While initial use of the MHM center was a challenge due to cultural stigmas, Zara and a few brave students who used it from the beginning championed awareness creation. Now, these efforts along with the ongoing MHM awareness campaigns within the school, many girls are embracing the facility. During a visit to the MHM center in late March, Meaza Kebede was impressed by the girls’ comfort and enthusiasm in using the facility. This positive observation, Meaza noted, is a testament to the growing awareness surrounding menstrual hygiene management among the students.

COWASH IV’s commitment goes beyond Fofa. Since the program’s inception, the project has constructed 19 MHM centers across 16 project Woredas, following the design provided by the Ministry of Education. Aiming to further expand this initiative, COWASH IV is carrying out an assessment in different project regions.

The COWASH IV MHM program goes beyond just building centers. The initiative includes creating awareness through MHM training and reusable sanitary pad production workshops for teachers across project regions.

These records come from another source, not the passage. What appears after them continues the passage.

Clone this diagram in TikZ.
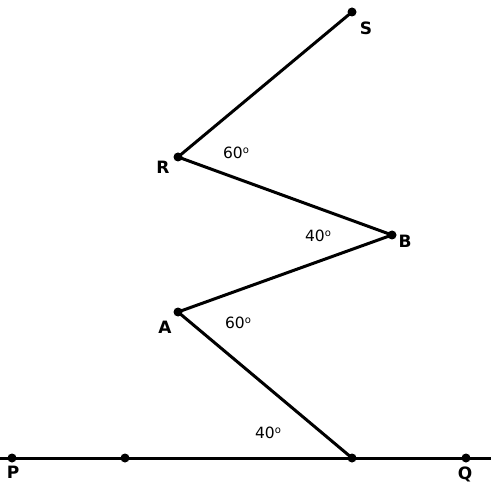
\documentclass[tikz,border=0pt]{standalone}
\usepackage{fontspec}
\setmainfont{DejaVu Sans}
\begin{document}
\begin{tikzpicture}[x=1pt,y=-1pt,
  seg/.style={line width=3pt, line cap=round},
  dot/.style={circle, fill=black, inner sep=0pt, minimum size=9pt},
  lbl/.style={font=\fontsize{17}{19}\selectfont\bfseries, inner sep=0pt},
  ang/.style={font=\fontsize{15.5}{17}\selectfont, inner sep=0pt}]
\useasboundingbox (0,0) rectangle (491,487);
\coordinate (L) at (0,458);
\coordinate (Rend) at (491,458);
\node[dot] (P) at (12,458) {};
\node[dot] (M) at (125,458) {};
\node[dot] (F) at (352,458) {};
\node[dot] (Q) at (466,458) {};
\node[dot] (A) at (178,312) {};
\node[dot] (B) at (392,235) {};
\node[dot] (R) at (178,157) {};
\node[dot] (S) at (352,12) {};
\draw[seg] (L) -- (Rend);
\draw[seg] (F.center) -- (A.center) -- (B.center) -- (R.center) -- (S.center);
\node[lbl] (tS) at (366,28) {S};
\node[lbl] (tR) at (163,167) {R};
\node[lbl] (tB) at (405,241) {B};
\node[lbl] (tA) at (165,327) {A};
\node[lbl] (tP) at (13,472) {P};
\node[lbl] (tQ) at (465,474) {Q};
\node[ang] (a1) at (236,153) {60\raisebox{0.55ex}{\fontsize{10}{11}\selectfont o}};
\node[ang] (a2) at (318,236) {40\raisebox{0.55ex}{\fontsize{10}{11}\selectfont o}};
\node[ang] (a3) at (238,323) {60\raisebox{0.55ex}{\fontsize{10}{11}\selectfont o}};
\node[ang] (a4) at (268,433) {40\raisebox{0.55ex}{\fontsize{10}{11}\selectfont o}};
\end{tikzpicture}
\end{document}
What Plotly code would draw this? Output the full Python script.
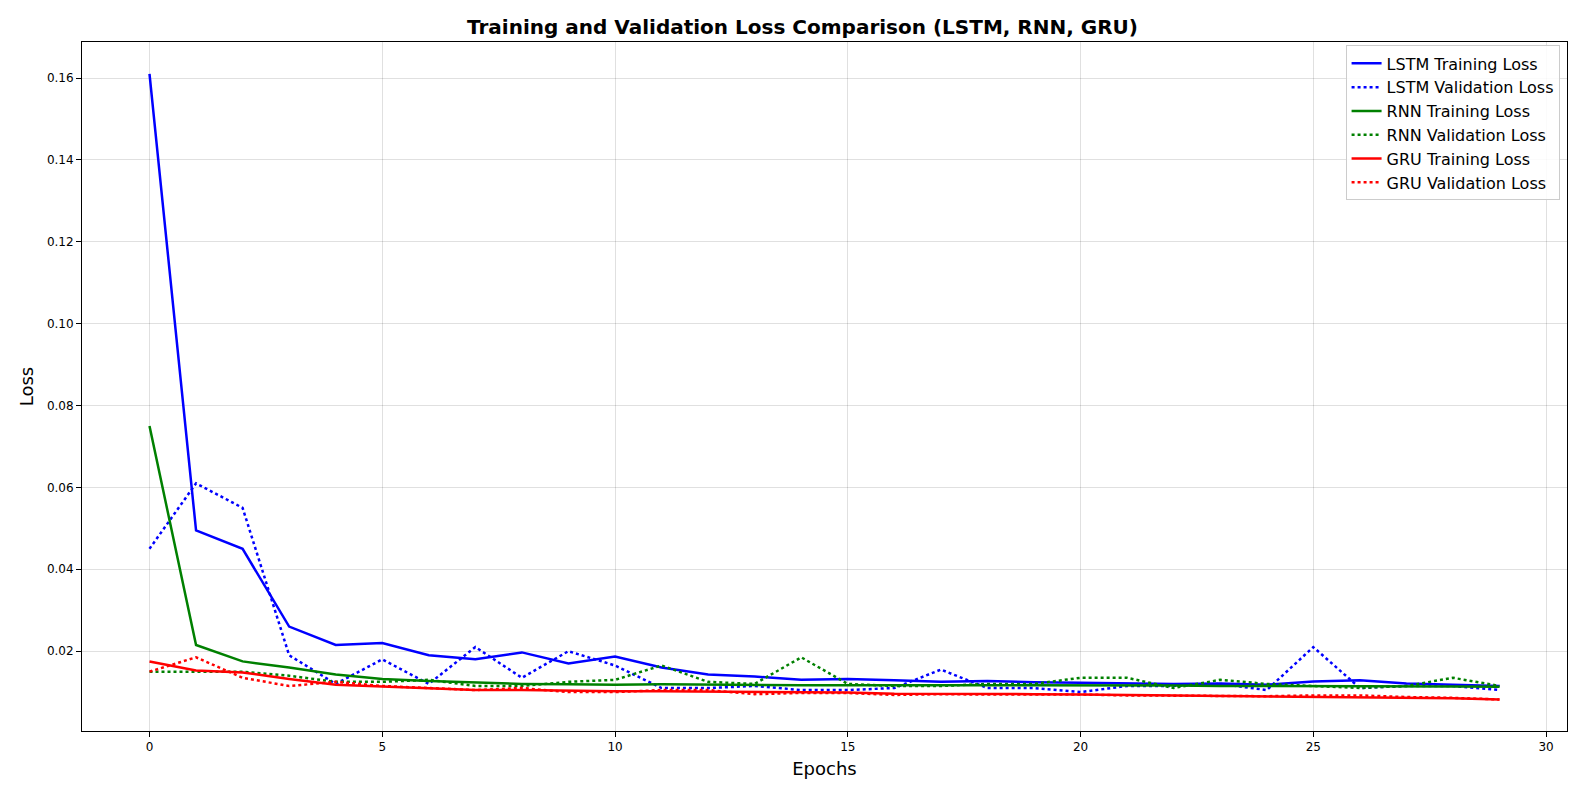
import plotly.graph_objects as go

epochs = list(range(30))

lstm_train = [0.161, 0.0495, 0.045, 0.026, 0.0215, 0.022, 0.019, 0.018, 0.0197, 0.017,
              0.0187, 0.016, 0.0143, 0.0138, 0.013, 0.0132, 0.0129, 0.0125, 0.0127, 0.0124,
              0.0123, 0.0122, 0.012, 0.0121, 0.0118, 0.0126, 0.0129, 0.0121, 0.0118, 0.0115]
lstm_val = [0.045, 0.061, 0.055, 0.019, 0.012, 0.018, 0.012, 0.021, 0.0135, 0.02,
            0.0165, 0.011, 0.011, 0.0115, 0.0105, 0.0105, 0.011, 0.0155, 0.011, 0.011,
            0.010, 0.0115, 0.0115, 0.012, 0.0105, 0.021, 0.011, 0.0115, 0.0115, 0.0105]
rnn_train = [0.075, 0.0215, 0.0175, 0.016, 0.0143, 0.0132, 0.0127, 0.0123, 0.012, 0.0119,
             0.0118, 0.0119, 0.0118, 0.0117, 0.0117, 0.0117, 0.0117, 0.0117, 0.0116, 0.0116,
             0.0116, 0.0116, 0.0116, 0.0115, 0.0115, 0.0115, 0.0114, 0.0114, 0.0114, 0.0113]
rnn_val = [0.015, 0.015, 0.015, 0.014, 0.0125, 0.0125, 0.013, 0.0115, 0.0115, 0.0125,
           0.013, 0.0165, 0.0125, 0.012, 0.0185, 0.012, 0.0115, 0.0115, 0.012, 0.012,
           0.0135, 0.0135, 0.011, 0.013, 0.012, 0.0115, 0.011, 0.0115, 0.0135, 0.0115]
gru_train = [0.0175, 0.0153, 0.0148, 0.0132, 0.0118, 0.0114, 0.011, 0.0105, 0.0105, 0.0103,
             0.0102, 0.0102, 0.0101, 0.01, 0.0099, 0.0099, 0.0096, 0.0096, 0.0095, 0.0095,
             0.0094, 0.0093, 0.0092, 0.009, 0.009, 0.0089, 0.0087, 0.0086, 0.0085, 0.0082]
gru_val = [0.015, 0.0185, 0.0135, 0.0115, 0.0125, 0.0115, 0.011, 0.0105, 0.011, 0.01,
           0.01, 0.0105, 0.0105, 0.0095, 0.0098, 0.0098, 0.0093, 0.0095, 0.0094, 0.0094,
           0.0094, 0.0092, 0.0091, 0.009, 0.009, 0.0092, 0.0092, 0.0088, 0.0086, 0.0082]

series = [
    ("LSTM Training Loss", lstm_train, "blue", "solid"),
    ("LSTM Validation Loss", lstm_val, "blue", "dot"),
    ("RNN Training Loss", rnn_train, "green", "solid"),
    ("RNN Validation Loss", rnn_val, "green", "dot"),
    ("GRU Training Loss", gru_train, "red", "solid"),
    ("GRU Validation Loss", gru_val, "red", "dot"),
]

fig = go.Figure()
for name, vals, color, dash in series:
    fig.add_trace(go.Scatter(x=epochs, y=vals, name=name, mode="lines",
                             line=dict(color=color, width=2.5, dash=dash)))

axis = dict(showline=True, linecolor="black", mirror=True, ticks="outside",
            tickcolor="black", gridcolor="rgba(0,0,0,0.12)", zeroline=False,
            automargin=False, tickfont=dict(size=12, color="black"))
fig.update_layout(
    width=1589, height=790,
    paper_bgcolor="white", plot_bgcolor="white",
    font=dict(family="DejaVu Sans", color="black"),
    title=dict(text="<b>Training and Validation Loss Comparison (LSTM, RNN, GRU)</b>",
               x=0.5, xanchor="center", yref="container", y=1 - 19 / 790,
               yanchor="middle", font=dict(size=20)),
    margin=dict(l=74, r=30, t=34, b=67, autoexpand=False),
    showlegend=True,
    legend=dict(x=0.995, y=0.995, xanchor="right", yanchor="top",
                bordercolor="#cccccc", borderwidth=1, bgcolor="rgba(255,255,255,0.85)",
                font=dict(size=16)),
    xaxis=dict(axis, range=[-1.45, 30.45], tickvals=[0, 5, 10, 15, 20, 25, 30],
               title=dict(text="Epochs", font=dict(size=18), standoff=8)),
    yaxis=dict(axis, range=[0.0005, 0.1688],
               tickvals=[0.02, 0.04, 0.06, 0.08, 0.10, 0.12, 0.14, 0.16],
               tickformat=".2f", title=dict(text="Loss", font=dict(size=18), standoff=8)),
)

fig.write_html("out.html")
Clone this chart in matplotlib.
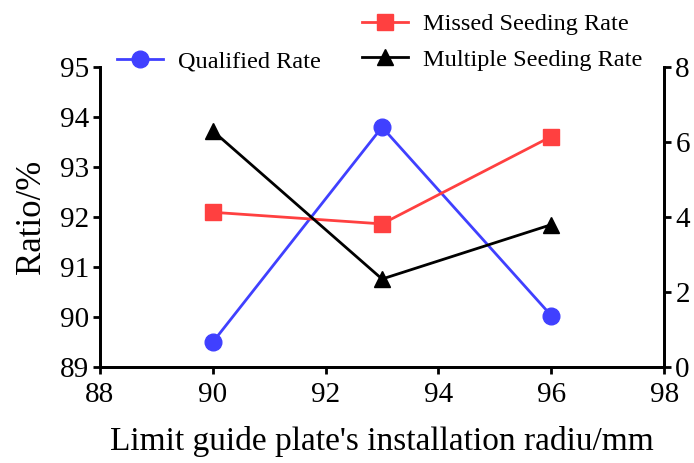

Additionally, comic books and brochures on menstrual hygiene management have been distributed to schools.

The success of the Fofa MHM center serves as a powerful example of how addressing basic needs can significantly improve educational attainment for girls in Ethiopia.  By addressing menstrual hygiene needs and promoting menstrual health education, COWASH IV is empowering girls to stay in school and reach their full potential.